Networks, Friendships, and Influence
Throughout these decades Cowley maintained a dense network of friendships and intellectual exchanges. With Kenneth Burke he traded essays and letters that probed the nature of rhetoric, symbolism, and the writer's social role. He wrote with respect about contemporaries as different as Ernest Hemingway and John Dos Passos, while also engaging the arguments of Edmund Wilson and the Southern critics. His personal life connected him to poets and novelists in more intimate ways: his first marriage, to the artist Peggy Baird, brought him into proximity with the poet Hart Crane, whose turbulent final years Cowley would later recall with compassion. These relationships anchored his criticism in lived experience; Cowley knew the pressures facing writers not only from the outside as a reviewer but from the inside as a colleague and sometime poet.

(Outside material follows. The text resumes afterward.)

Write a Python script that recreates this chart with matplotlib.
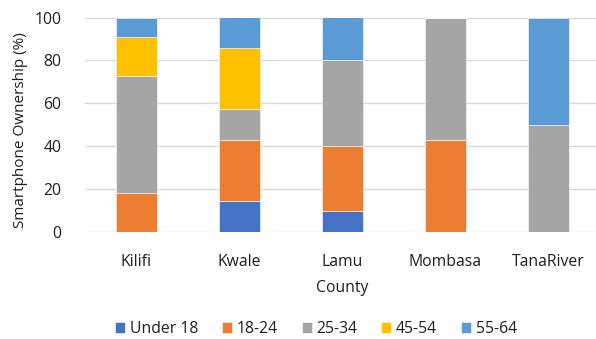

Later Books, Teaching, and Public Role
Cowley continued to publish influential books that surveyed the arc of twentieth-century American writing. The Literary Situation took stock of postwar currents and the institutional settings that shaped them. A Second Flowering returned to the era of Hemingway and Fitzgerald with renewed perspective, tracing how their work continued to resonate. And I Worked at the Writer's Trade gathered a lifetime's professional insights into a lucid, unsentimental portrait of the craft and commerce of literature. Alongside his editorial work, he lectured widely and served as a visiting writer at colleges, encouraging younger authors to measure themselves against the best traditions while remaining open to experiment. He was neither a partisan of any single school nor a denouncer of novelty; rather, his public role was to connect generations, showing how each wave of American writers revisited old questions in new forms.

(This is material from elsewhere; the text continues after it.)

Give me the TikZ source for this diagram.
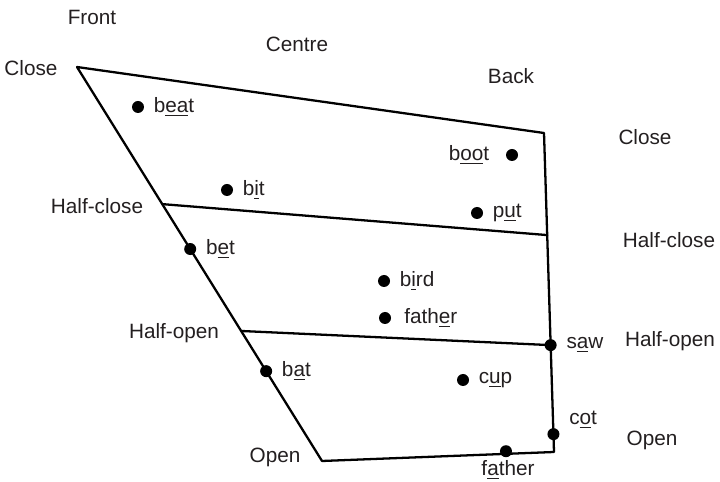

Style and Critical Principles
Cowley's criticism united sympathy with clarity. He wrote in a prose that welcomed general readers without sacrificing intellectual rigor. Historical placement was his signature move: to explain a book, he showed the world that made it and the world it remade for its readers. He disliked formulas that reduced literature to either ideology or pure technique. In his engagements with the New Critics, he acknowledged the value of close reading but warned against losing sight of the writer's biography, social milieu, and the nation's evolving story. At the same time, his own early poems and translations (along with his reporting and memoir) gave him a feel for the risks artists take, a quality that lent his judgments both authority and generosity.
Final Years and Legacy
In his later years, living quietly in New England, Cowley remained active as an essayist and correspondent. He continued to advise publishers, wrote reflective prefaces for reissues, and answered letters from scholars piecing together the record of modernism. When he died in 1989, he left behind not only his own books but also a reshaped literary landscape. The reputations of F. Scott Fitzgerald and William Faulkner, now pillars of the American canon, owed much to his editorial interventions. The image of the Lost Generation that students still encounter bears the imprint of Exile's Return. And the ongoing conversation among critics about how to balance text, context, and history continues to cite his example. Malcolm Cowley's career reveals how a critic, by listening closely to writers and to the world they inhabit, can help a culture understand its past and prepare for its next chapter.